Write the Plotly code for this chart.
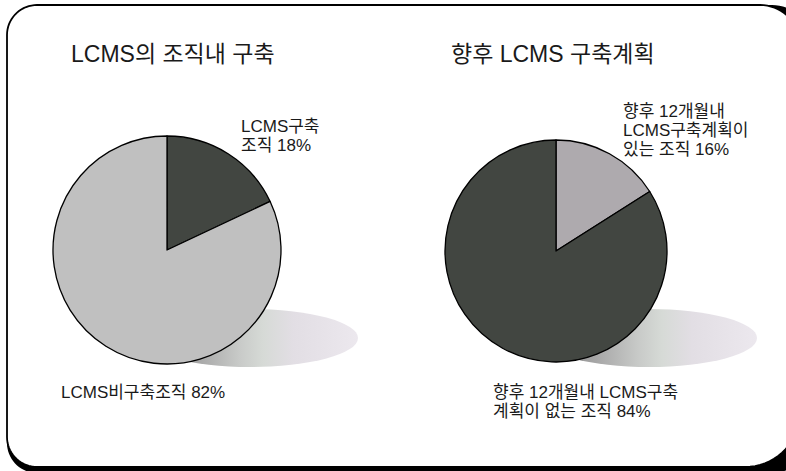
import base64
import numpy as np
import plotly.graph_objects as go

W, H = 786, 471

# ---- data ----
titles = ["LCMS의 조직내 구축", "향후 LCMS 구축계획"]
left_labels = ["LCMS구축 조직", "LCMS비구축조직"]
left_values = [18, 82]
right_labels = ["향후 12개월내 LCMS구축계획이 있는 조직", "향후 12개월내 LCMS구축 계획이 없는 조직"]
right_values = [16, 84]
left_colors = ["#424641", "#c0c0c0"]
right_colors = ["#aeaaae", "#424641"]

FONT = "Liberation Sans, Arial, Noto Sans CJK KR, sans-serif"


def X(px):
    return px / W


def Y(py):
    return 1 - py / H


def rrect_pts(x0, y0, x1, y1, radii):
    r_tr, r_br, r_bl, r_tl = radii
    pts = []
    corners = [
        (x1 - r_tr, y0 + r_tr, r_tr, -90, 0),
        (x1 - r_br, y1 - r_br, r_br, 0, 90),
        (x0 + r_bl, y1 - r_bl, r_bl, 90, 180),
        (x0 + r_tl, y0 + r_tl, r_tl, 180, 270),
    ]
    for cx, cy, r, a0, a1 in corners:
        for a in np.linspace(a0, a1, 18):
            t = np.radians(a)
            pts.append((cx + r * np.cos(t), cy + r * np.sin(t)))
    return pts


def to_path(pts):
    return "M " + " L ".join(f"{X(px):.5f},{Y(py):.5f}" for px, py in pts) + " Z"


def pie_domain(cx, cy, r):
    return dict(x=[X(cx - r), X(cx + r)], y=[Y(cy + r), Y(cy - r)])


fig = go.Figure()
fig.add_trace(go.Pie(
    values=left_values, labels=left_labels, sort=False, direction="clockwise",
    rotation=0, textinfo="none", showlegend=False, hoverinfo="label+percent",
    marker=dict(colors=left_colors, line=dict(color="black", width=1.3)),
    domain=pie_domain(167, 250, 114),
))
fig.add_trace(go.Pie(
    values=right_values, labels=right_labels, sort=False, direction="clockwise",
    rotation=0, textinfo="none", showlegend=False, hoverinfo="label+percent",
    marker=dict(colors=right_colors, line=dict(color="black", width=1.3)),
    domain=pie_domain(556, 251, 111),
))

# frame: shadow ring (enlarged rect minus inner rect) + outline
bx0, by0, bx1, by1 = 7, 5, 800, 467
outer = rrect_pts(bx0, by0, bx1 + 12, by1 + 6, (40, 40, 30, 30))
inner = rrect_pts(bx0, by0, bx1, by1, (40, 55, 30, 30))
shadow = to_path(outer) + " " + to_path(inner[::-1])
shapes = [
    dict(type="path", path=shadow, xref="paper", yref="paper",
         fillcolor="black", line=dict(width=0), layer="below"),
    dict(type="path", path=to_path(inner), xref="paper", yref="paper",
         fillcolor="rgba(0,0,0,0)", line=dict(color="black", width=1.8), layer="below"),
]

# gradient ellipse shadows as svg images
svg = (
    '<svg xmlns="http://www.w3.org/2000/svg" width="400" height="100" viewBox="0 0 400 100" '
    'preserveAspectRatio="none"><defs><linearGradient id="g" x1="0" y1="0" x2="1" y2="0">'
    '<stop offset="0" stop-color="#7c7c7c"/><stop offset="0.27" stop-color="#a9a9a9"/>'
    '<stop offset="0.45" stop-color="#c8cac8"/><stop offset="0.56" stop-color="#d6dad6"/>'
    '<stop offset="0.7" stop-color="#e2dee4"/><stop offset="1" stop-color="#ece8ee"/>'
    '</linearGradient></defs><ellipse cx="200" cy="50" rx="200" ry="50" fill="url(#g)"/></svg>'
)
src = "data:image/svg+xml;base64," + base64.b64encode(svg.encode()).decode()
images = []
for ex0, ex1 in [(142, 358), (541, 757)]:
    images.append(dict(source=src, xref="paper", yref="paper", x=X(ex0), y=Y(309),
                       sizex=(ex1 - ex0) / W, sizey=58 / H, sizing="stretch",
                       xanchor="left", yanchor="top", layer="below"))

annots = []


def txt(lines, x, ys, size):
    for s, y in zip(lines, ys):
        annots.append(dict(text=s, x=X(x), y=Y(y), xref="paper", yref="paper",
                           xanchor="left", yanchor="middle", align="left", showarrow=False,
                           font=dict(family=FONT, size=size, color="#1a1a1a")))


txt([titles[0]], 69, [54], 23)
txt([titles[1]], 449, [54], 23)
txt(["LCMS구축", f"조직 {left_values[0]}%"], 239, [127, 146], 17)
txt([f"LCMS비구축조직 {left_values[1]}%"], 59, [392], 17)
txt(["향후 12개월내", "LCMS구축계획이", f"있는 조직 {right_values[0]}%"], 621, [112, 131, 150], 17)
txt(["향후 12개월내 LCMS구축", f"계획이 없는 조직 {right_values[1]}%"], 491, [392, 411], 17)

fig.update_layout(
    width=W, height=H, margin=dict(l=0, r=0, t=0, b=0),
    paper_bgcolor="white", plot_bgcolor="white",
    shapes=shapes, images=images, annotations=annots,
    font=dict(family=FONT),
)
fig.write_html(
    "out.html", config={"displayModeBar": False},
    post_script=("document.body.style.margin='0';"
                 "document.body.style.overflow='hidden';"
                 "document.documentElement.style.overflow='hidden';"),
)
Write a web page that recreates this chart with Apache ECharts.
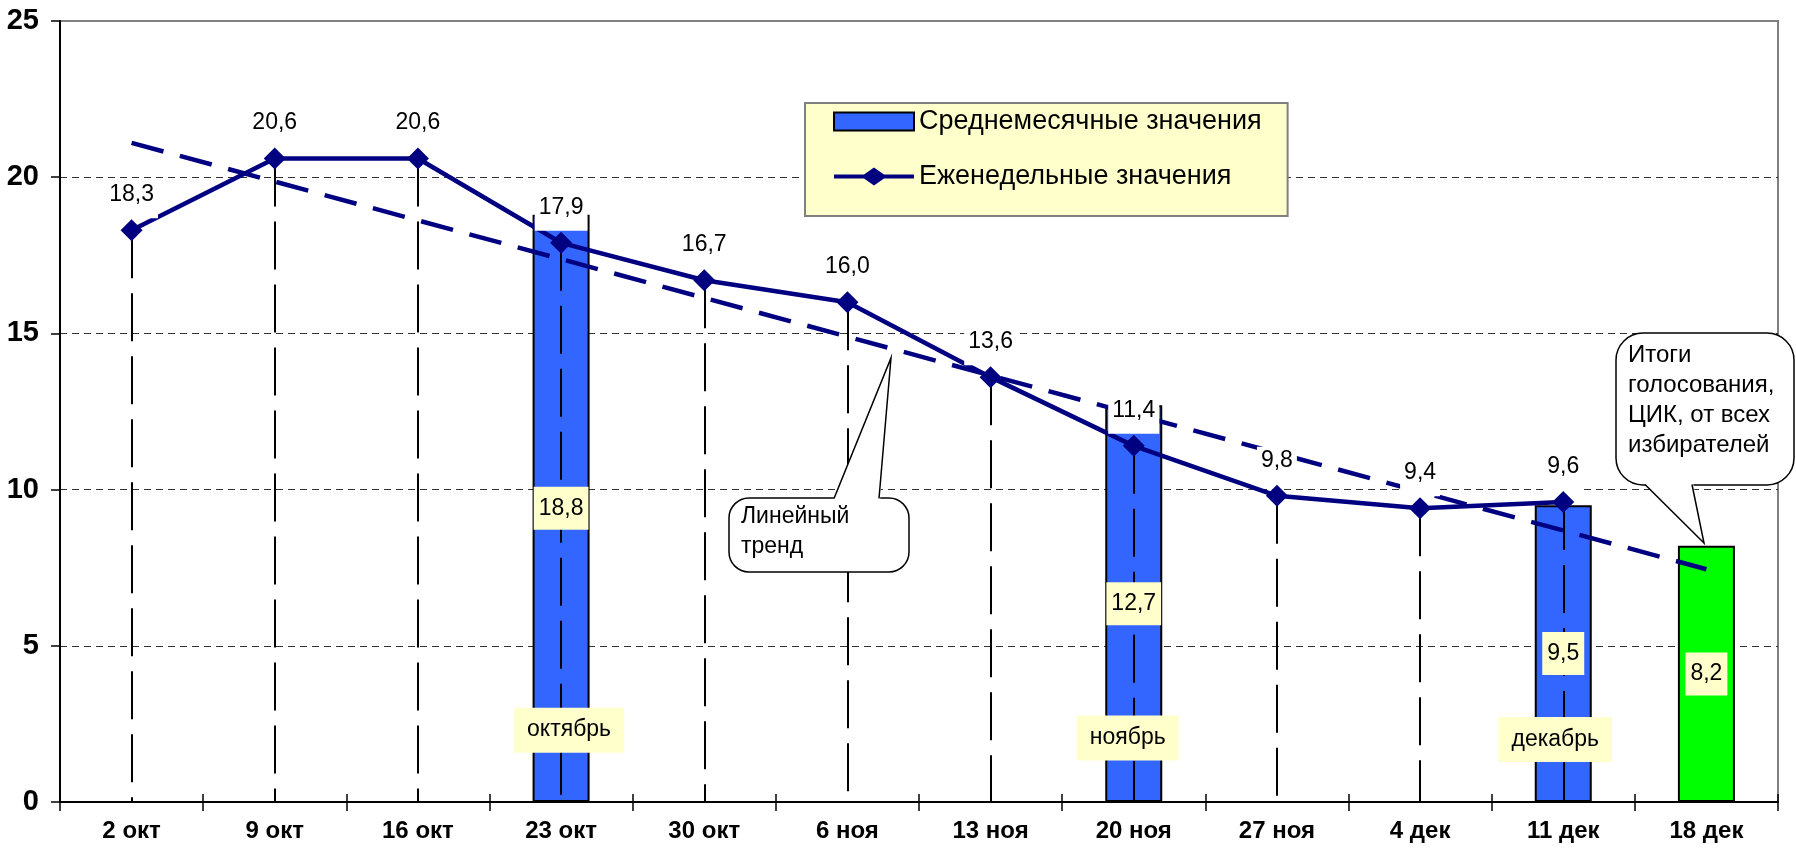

**WHAT NEEDS TO BE DONE:** How many lines of the data contain the word "this"? Answer with the number alone.

**ANSWER TO THE TASK:** 2